I believe that some things and some people are meant to come together for a period of time and then go their separate ways or be done. I believe there are things and people that should never have come together. I believe that some things and some people are meant to last forever. I believe that some people and things stick around only through sheer grit and a can-do spirit. Life isn’t always going to be cupcakes and chicken soup. Sometimes you’ve got to get down and dirty and really work to make things continue. And sometimes we keep working on things long after they’re broken beyond repair (the nasty and graphic phrase “beat a dead horse” applies here).
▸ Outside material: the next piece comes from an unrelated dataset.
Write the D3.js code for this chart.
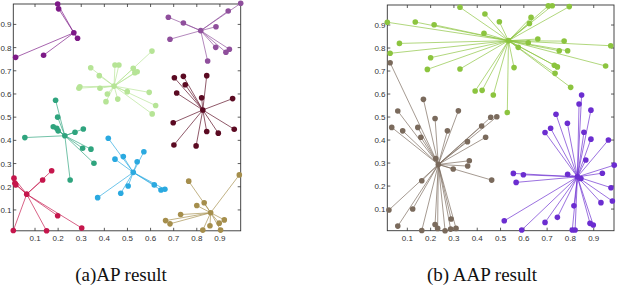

I fully believe that we should each be our own person. We should have our own interests, personalities, dreams, talents and perspectives. I don’t see a need for carbon copy people. But with that individuality comes the responsibility of respecting the individuality of others, which is something I think we sometimes forget. But the simple wisdom applies that if you want to be treated well, you should do the same to others. If you treat others like crap do you really expect they’ll treat you like your the Next Big Thing? Some of us need to work more on being our own person, but quite a few of us need to work on working together better. Working together doesn’t mean that you ignore who you are or turn yourself off, it’s about learning how to bring what you can contribute to the table and working it in with what everyone else can contribute. What will you contribute this week?